Eminem’s threshold of intensity
In a somewhat fortuitous and nerdy connection, the first time I heard Eminem’s latest album immediately what came to mind was Deleuze and Guattari’s concept of a plateau. Eminem is the prince of intensity, that is, he sustains intense levels of energy or a plateau that neither collapse nor climax. In the translator’s foreword to A Thousand Plateaus Brian Massumi’s offers a preliminary definition regarding the notion of a plateau:
In Deleuze and Guattari, a plateau is reached when circumstances combine to bring an activity to a pitch of intensity that is not automatically dissipated in a climax. The heightening of energies is sustained long enough to leave a kind of aferimage of its dynamism that can be reactivated or injected into other activities, creating a fabric of intensive states between which any number of connecting routes could exist (p. xiv)
Eminem’s experimental dynamic music subsists at a level that neither swerves beyond all identifiable limits of uncontrolled chaos nor into a register of smothering rhythm. Instead, he maintains a functioning system between the two extremes of a stable, consistent strata and an unstructured flow. Eminem’s music is, therefore, paradoxical: the condition of possibility for his unique lyricism is the fundamental both / and of pure chaos and pure order. To fall to either side of the delicate balance would undermine his success. In their isolation, to use the language of Deleuze and Guattari, unstructured flow would be the ‘cancerous body’, obstructed flow the ‘fascist body’.
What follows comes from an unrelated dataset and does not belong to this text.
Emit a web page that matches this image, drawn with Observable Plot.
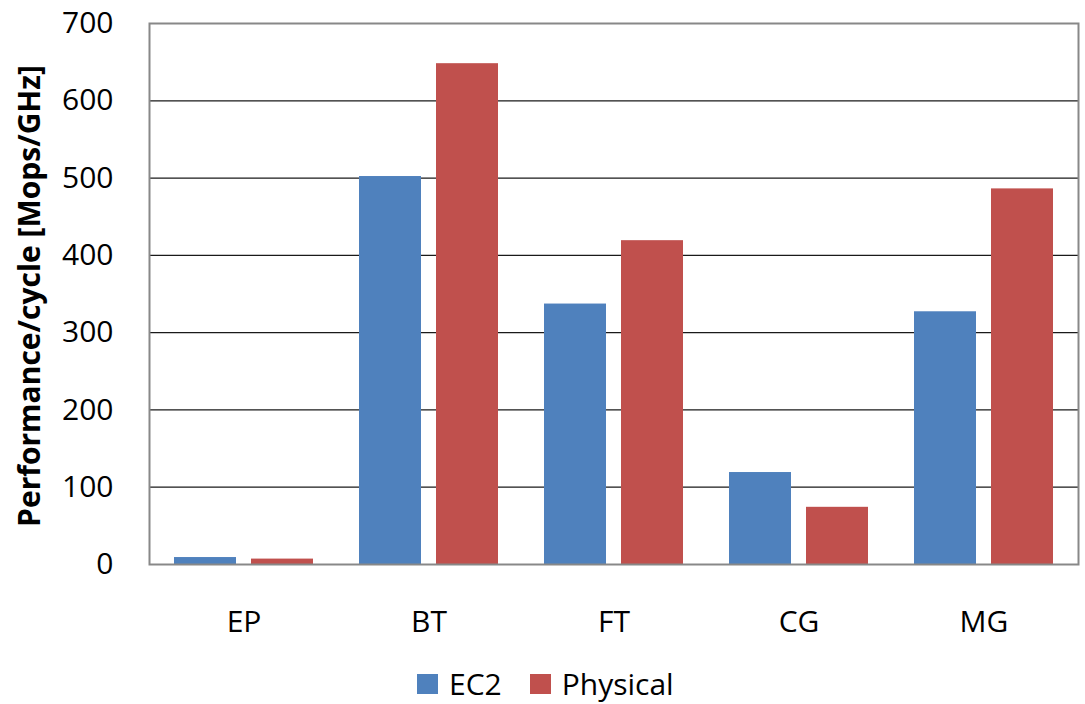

Eminem raps at the edge of chaos: his rap is “is both complete, ordered, and incomplete and chaotic” (Jeffrey Bell, Philosophy at the Edge of Chaos, p. 10). In this sense, his songs are ‘chaosmic’: simultaneously excessive and contained. As Bell says, in another context, chaos and cosmos must be kept in precarious equilibrium: “Neither chaos nor cosmos should be realized to the exclusion of the other. A functioning system would collapse under either of the two possibilities – pure chaos would destroy just as readily as pure cosmos, for to function a system needs order and predictability (cosmos), but to be able to adapt to novel, unforeseen situations a system needs to experiment with untried, uncommon methods (chaos). Both chaos and cosmos are necessary…” (p. 36).
For Deleuze and Guattari, this non-actualized undifferentiated force always subsists virtually within all dynamic systems but is not identifiable as such. Instead, it is only every accessible as filtered, sustained and contained in a given actualized stable state. Moreover, “stable, identifiable states and systems presuppose, as a condition of possibility, dynamic, virtual systems” (p. 173). That is to say, unrestrained force continues to inhere in an identifiable system as its circulating life-blood even after it has stabilized in a concrete, determinate form. Identifiable systems, therefore, are always at risk of collapsing into chaos if the force becomes unrestrained past its threshold of order. Or, to go to the other extreme, systems are threatened by death when the flows are blocked—the equivalent of bleeding an organism dry. It goes without saying: all living systems are in flux by nature.
Although I believe any song of Eminem’s would have suited for our purposes, Eminem’s rap in ‘No Love’ is explicitly at the threshold of intensity in the same manner that Massumi identifies at work in Deleuze and Guattari’s theory of dynamic systems. If Eminem had pushed the lyrics closer together the unity would seemingly have been lost. Similarly, if they had been spread apart he would likely cease to be interesting or significant (he might as well be ‘dead’). Eminem sings as though he’s about to derail. State otherwise, he’s at the edge of chaos. I’d like to see how far he could ‘deterritorialize’ the flows, that is, how close he could get to the limit of absolute chaos while still maintaining some semblance of structure. Experimental jazz improvisation certainly adopts a similar strategy of chaosmos, I just happen not to have as many examples at-hand.
I actually tried to see what I could do to ‘nomad-ize’ Eminem with Final-Cut Pro, but given my limited knowledge of the program (which is none) my deterritorializing efforts were frustrated. I had attempted to simply cut out the choruses, instrumental fillers and other ‘extraneous’ movements to get to Eminem in his ‘purity’. Although, upon further reflection, I think this approach is fairly crude, viz. it presupposes that everything surrounding Eminem’s lyrics is supplemental, inessential and prosthetic. If I were to try the process again I would have to rethink my strategy. Suggestions are certainly welcome.